Turning the boiler up to increase efficiency?

QUESTION:

I heard some bloke at an energy efficiency company advising people to turn their boiler control UP (leaving their room and cylinder stats alone). ie: If the switch on the boiler went 1-6 and it was at 3, turn it to 4 or 4.5.
He said this is because the boiler gets hotter quicker, heats the tank quicker, and reduces cycling. Thus saving energy. But won't this mess with the condensing point of a condensing boiler?
His argument is: tank calls for heat, boiler and pump start, boiler reaches temp and turns off, tank still wants heat, pump still goes, primary side water and boiler cool, hence the waste.
It all just doesn't quite sound right, somehow!

ANSWER:

That might be true with a conventional boiler if the cylinder is able to accept all of the boiler output. There isn't a Holy Grail at the condensing point. Nirvana isn't achieved.

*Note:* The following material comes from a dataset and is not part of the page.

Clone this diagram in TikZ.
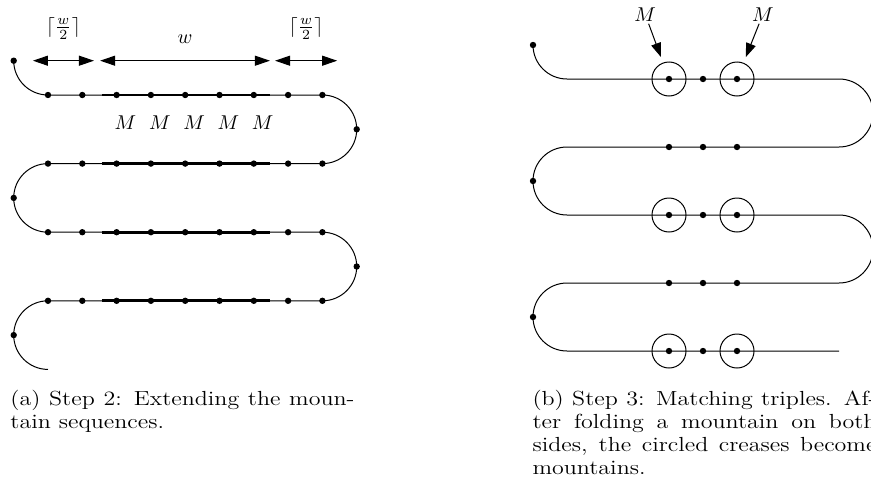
\documentclass[tikz,border=0pt]{standalone}
\usepackage{graphicx}
\usetikzlibrary{arrows.meta, calc, positioning}
\usepackage{xcolor}

\tikzset{
  span/.style={{Triangle[length=7.5pt,width=5pt]}-{Triangle[length=7.5pt,width=5pt]}},
  pointer/.style={-{Triangle[length=7pt,width=5pt]}, shorten >=3pt},
  ring/.style={draw, circle, minimum size=17pt, inner sep=0pt},
  mlabel/.style={inner sep=1pt},
  captiontext/.style={anchor=north west, inner sep=0pt, font=\fontsize{12}{13.5}\selectfont},
}

\begin{document}
\begin{tikzpicture}[x=0.5pt, y=0.5pt, line width=0.5pt]
  \useasboundingbox (0,0) rectangle (871,489);
  \clip (0,0) rectangle (871,489);

  % (a) extending the mountain sequences
  \begin{scope}[shift={(48,394)}, x=17.15pt, y=17.15pt]
    % strip
    \draw (-1,1) arc (180:270:1) -- (8,0) arc (90:-90:1) -- (0,-2) arc (90:270:1)
      -- (8,-4) arc (90:-90:1) -- (0,-6) arc (90:270:1);
    % mountain sequences
    \foreach \r in {0,-2,-4,-6}
      \draw[line width=1.4pt] (1.57,\r) -- (6.48,\r);
    % creases
    \foreach \r in {0,-2,-4,-6}
      \foreach \i in {0,...,8}
        \fill (\i,\r) circle (1.6pt);
    \foreach \p in {(-1,1), (9,-1), (-1,-3), (9,-5), (-1,-7)}
      \fill \p circle (1.6pt);
    % widths
    \draw[span] (-0.44,1) -- node[above=7pt] (halfl) {$\lceil\frac{w}{2}\rceil$} (1.34,1);
    \draw[span] (1.52,1) -- node[above=5pt] (width) {$w$} (6.47,1);
    \draw[span] (6.62,1) -- node[above=7pt] (halfr) {$\lceil\frac{w}{2}\rceil$} (8.43,1);
    % labels
    \foreach \i [count=\k] in {2,...,6}
      \node[mlabel] (m\k) at (\i+0.26,-0.8) {$M$};
  \end{scope}

  % (b) matching triples
  \begin{scope}[shift={(703,410)}, x=17pt, y=17pt]
    % strip
    \draw (-5,1) arc (180:270:1) -- (4,0) arc (90:-90:1) -- (-4,-2) arc (90:270:1)
      -- (4,-4) arc (90:-90:1) -- (-4,-6) arc (90:270:1) -- (4,-8);
    % creases
    \foreach \r in {0,...,4}
      \foreach \i in {-1,0,1}
        \fill (\i,-2*\r) circle (1.6pt);
    \foreach \p in {(-5,1), (-5,-3), (-5,-7)}
      \fill \p circle (1.6pt);
    % circled creases
    \node[ring] (ta) at (-1,0) {};
    \node[ring] (tb) at (1,0) {};
    \node[ring] (ca) at (-1,-4) {};
    \node[ring] (cb) at (1,-4) {};
    \node[ring] (ba) at (-1,-8) {};
    \node[ring] (bb) at (1,-8) {};
    % mountains
    \node[mlabel] (mtl) at (-1.7,1.9) {$M$};
    \node[mlabel] (mtr) at (1.76,1.9) {$M$};
    \draw[pointer] (mtl) -- (ta);
    \draw[pointer] (mtr) -- (tb);
  \end{scope}

  % captions
  \node[captiontext] (capa) at (10,99) {\scalebox{1}[0.85]{\parbox[t]{172pt}{%
    (a) Step 2: Extending the moun-\linebreak tain sequences.}}};
  \node[captiontext] (capb) at (532,99) {\scalebox{1}[0.85]{\parbox[t]{172pt}{%
    (b) Step 3: Matching triples. Af-\linebreak ter folding a mountain on both\linebreak
    sides, the circled creases become\linebreak mountains.}}};
\end{tikzpicture}
\end{document}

All that happens is that the *rate* of increasing efficiency with reducing temperature increases - i.e. a knee in the curve. It's a jumble.
If it's a modulating model (typically should be), a cool water cylinder will present a substantial heat load and the boiler will run balls out condensing heavily because the return water is cool.
For a radiator load with TRVs reducing flow, the boiler will modulate down to match the load.